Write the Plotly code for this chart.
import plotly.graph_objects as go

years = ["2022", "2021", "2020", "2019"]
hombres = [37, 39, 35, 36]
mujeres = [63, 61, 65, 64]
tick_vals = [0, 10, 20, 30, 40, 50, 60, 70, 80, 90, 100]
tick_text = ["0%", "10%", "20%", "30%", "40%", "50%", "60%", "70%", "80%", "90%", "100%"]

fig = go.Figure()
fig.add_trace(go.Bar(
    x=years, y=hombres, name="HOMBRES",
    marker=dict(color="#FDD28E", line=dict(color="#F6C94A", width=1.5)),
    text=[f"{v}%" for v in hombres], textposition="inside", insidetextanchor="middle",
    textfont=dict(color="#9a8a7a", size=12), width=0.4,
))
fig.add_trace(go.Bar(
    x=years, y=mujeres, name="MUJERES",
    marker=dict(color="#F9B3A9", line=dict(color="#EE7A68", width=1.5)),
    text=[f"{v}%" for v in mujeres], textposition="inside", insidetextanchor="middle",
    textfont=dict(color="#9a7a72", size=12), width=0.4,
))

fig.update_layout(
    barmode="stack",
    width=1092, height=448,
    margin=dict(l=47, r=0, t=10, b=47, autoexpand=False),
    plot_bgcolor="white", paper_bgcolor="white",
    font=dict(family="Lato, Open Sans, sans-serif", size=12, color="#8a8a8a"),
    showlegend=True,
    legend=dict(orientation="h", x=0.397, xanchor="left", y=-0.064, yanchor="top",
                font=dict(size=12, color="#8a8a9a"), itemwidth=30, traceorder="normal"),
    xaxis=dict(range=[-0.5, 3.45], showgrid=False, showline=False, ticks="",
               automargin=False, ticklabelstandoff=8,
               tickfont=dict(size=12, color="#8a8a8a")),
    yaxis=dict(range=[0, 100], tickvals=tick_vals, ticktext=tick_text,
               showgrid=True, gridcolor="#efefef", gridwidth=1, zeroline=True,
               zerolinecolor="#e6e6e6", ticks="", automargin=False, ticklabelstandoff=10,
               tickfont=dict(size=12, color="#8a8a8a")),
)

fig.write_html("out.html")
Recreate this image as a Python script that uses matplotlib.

=====

__TASK OBJECTIVE__: Give back the listing exactly, please, from its first line to the line containing "import plotly.graph_objects as go", inclusive, and nothing past that line.

__TASK OUTPUT__:
Write the Plotly code for this chart.
import plotly.graph_objects as go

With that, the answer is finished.